St. Nicholas Church

St. Nicholas Church

THE times during which the present St. Nicholas Church was built were so very like our own that the site of the venerable, ugly, yet dignified building cannot do other than excite a sympathetic echo in our minds.

A church of St. Nicholas was erected on the site of the present building soon after the Conquest, and it seems to have been very like the St. Peter’s Church that we know. Whatever its appearance, it did its work usefully and quietly as a parish church until 1642. Then the times were out of joint.

King Charles and the Parliament were at each other’s throat, and the country rang with the battle cry of the Roundhead and Cavalier. Colonel Huchinson held Nottingham Castle for the Parliament, and was attacked by a body of Newarkers acting for the King. They were almost successful in their attempt but not quite.

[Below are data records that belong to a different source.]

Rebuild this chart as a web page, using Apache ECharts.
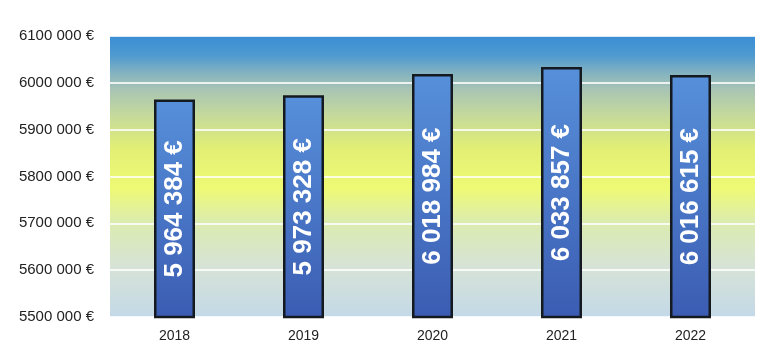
<!DOCTYPE html>
<html>
<head>
<meta charset="utf-8">
<style>
  html, body { margin: 0; padding: 0; background: #ffffff; }
  #chart { width: 769px; height: 349px; }
</style>
<script src="https://cdn.jsdelivr.net/npm/echarts@6/dist/echarts.min.js"></script>
</head>
<body>
<div id="chart"></div>
<script>
// Annual totals in euros
const years = ['2018', '2019', '2020', '2021', '2022'];
const totals = [5964384, 5973328, 6018984, 6033857, 6016615];
const yTickLabels = ['5500 000 €', '5600 000 €', '5700 000 €', '5800 000 €', '5900 000 €', '6000 000 €', '6100 000 €'];
const yMin = 5500000;
const yMax = 6100000;
const yStep = 100000;

// "5964384" -> "5 964 384 €"
function spacedEuro(v) {
  return String(Math.round(v)).replace(/\B(?=(\d{3})+(?!\d))/g, ' ') + ' €';
}

const chart = echarts.init(document.getElementById('chart'), null, { renderer: 'canvas' });

chart.setOption({
  animation: false,
  grid: {
    left: 110, right: 14, top: 36, bottom: 32,
    show: true,
    borderWidth: 0,
    backgroundColor: new echarts.graphic.LinearGradient(0, 0, 0, 1, [
      { offset: 0.00, color: '#3a8ed6' },
      { offset: 0.07, color: '#4f9ad0' },
      { offset: 0.13, color: '#82b2c0' },
      { offset: 0.19, color: '#a8c4b4' },
      { offset: 0.28, color: '#c4d99c' },
      { offset: 0.40, color: '#e2ef74' },
      { offset: 0.54, color: '#eefa74' },
      { offset: 0.66, color: '#dcecae' },
      { offset: 0.82, color: '#d6e3d6' },
      { offset: 1.00, color: '#c4d9e8' }
    ])
  },
  xAxis: {
    type: 'category',
    data: years,
    axisLine: { show: false },
    axisTick: { show: false },
    axisLabel: {
      color: '#222222',
      fontFamily: 'Liberation Sans, Arial, sans-serif',
      fontSize: 14,
      margin: 12
    }
  },
  yAxis: {
    type: 'value',
    min: yMin,
    max: yMax,
    interval: yStep,
    axisLine: { show: false },
    axisTick: { show: false },
    splitLine: { show: true, lineStyle: { color: 'rgba(255,255,255,0.8)', width: 2 } },
    axisLabel: {
      color: '#222222',
      fontFamily: 'Liberation Sans, Arial, sans-serif',
      fontSize: 15,
      margin: 16,
      formatter: function (v) {
        const i = Math.round((v - yMin) / yStep);
        return yTickLabels[i] !== undefined ? yTickLabels[i] : '';
      }
    }
  },
  series: [{
    type: 'bar',
    data: totals,
    barWidth: 41,
    itemStyle: {
      color: new echarts.graphic.LinearGradient(0, 0, 0, 1, [
        { offset: 0, color: '#5790da' },
        { offset: 1, color: '#3b5cb2' }
      ]),
      borderColor: '#151a20',
      borderWidth: 2.5
    },
    label: {
      show: true,
      position: 'inside',
      rotate: 90,
      color: '#ffffff',
      fontFamily: 'Liberation Sans, Arial, sans-serif',
      fontWeight: 'bold',
      fontSize: 26,
      formatter: function (p) { return spacedEuro(p.value); }
    }
  }]
});
</script>
</body>
</html>
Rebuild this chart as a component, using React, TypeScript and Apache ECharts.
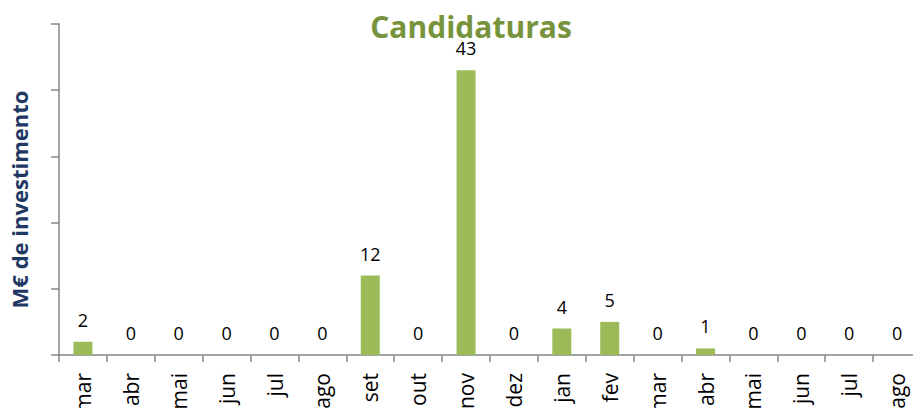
import React, { useEffect, useRef } from "react";
import * as echarts from "echarts";

const categories = ["mar", "abr", "mai", "jun", "jul", "ago", "set", "out", "nov", "dez", "jan", "fev", "mar", "abr", "mai", "jun", "jul", "ago"];
const values = [2, 0, 0, 0, 0, 0, 12, 0, 43, 0, 4, 5, 0, 1, 0, 0, 0, 0];
const titleText = "Candidaturas";
const yAxisName = "M€ de investimento";

export default function App() {
  const ref = useRef<HTMLDivElement>(null);
  useEffect(() => {
    if (!ref.current) return;
    const chart = echarts.init(ref.current, undefined, { renderer: "svg" });
    const font = "'Open Sans', 'DejaVu Sans', sans-serif";
    chart.setOption({
      animation: false,
      title: {
        text: titleText,
        left: 466,
        textAlign: "center",
        top: 6,
        textStyle: { color: "#77933C", fontSize: 30, fontWeight: "bold", fontFamily: font },
      },
      grid: { left: 57, right: -3, top: 24, bottom: 61, containLabel: false },
      xAxis: {
        type: "category",
        data: categories,
        boundaryGap: true,
        axisLine: { lineStyle: { color: "#868686", width: 1.5 } },
        axisTick: { show: true, length: 7, alignWithLabel: false, lineStyle: { color: "#868686", width: 1.5 } },
        axisLabel: {
          interval: 0,
          rotate: 90,
          color: "#000",
          fontSize: 21,
          fontFamily: font,
          margin: 18,
        },
      },
      yAxis: {
        type: "value",
        min: 0,
        max: 50,
        interval: 10,
        name: yAxisName,
        nameLocation: "middle",
        nameGap: 29,
        nameTextStyle: { color: "#1F3864", fontSize: 22, fontWeight: "bold", fontFamily: font, padding: [0, 20, 0, 0] },
        axisLine: { show: true, lineStyle: { color: "#868686", width: 1.5 } },
        axisTick: { show: true, length: 8, lineStyle: { color: "#868686", width: 1.5 } },
        axisLabel: { show: false },
        splitLine: { show: false },
      },
      series: [
        {
          type: "bar",
          data: values,
          barWidth: 19,
          itemStyle: { color: "#9BBB59" },
          label: {
            show: true,
            position: "top",
            distance: 13,
            color: "#000",
            fontSize: 18,
            fontFamily: font,
          },
        },
      ],
    });
    return () => chart.dispose();
  }, []);
  return <div ref={ref} style={{ width: 921, height: 416, margin: -8 }} />;
}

However, they established themselves in the tower of the old St. Nicholas Church, and proceeded to bombard the garrison of the Castle with such effect that when they were finally dislodged, Colonel Hutchinson felt that he dare not expose his men to a repetition of the experience, and so caused the old church to be completely destroyed.

The homeless congregation were accommodated in a loft over St. Peter’s Chancel but they were once more rendered homeless by a fresh bombardment, for thirty-five years the site of St. Nicholas remained vacant, but at last in 1678 a fresh start was made and a new church was erected—the nucleus of the building we know. Men were war-weary and tired of being over-governed.

King Charles II. had been restored to the throne of his fathers a dozen years before, and all the golden promise of that anna mirabilis had faded into disappointment. The ancient nobility and gentry were impoverished by sequestration and taxation, and the new owners of wealth had not had time to realise their responsibilities.

All this and much more is reflected in the poorness of the architecture and the cheapness of the material of the portions of St. Nicholas Church which date from about the time of Titus Oates.

Nevertheless, there are few places in Nottingham where the quietness and dignity of the Eighteenth Century may be more readily recovered than within the walls of this ancient building.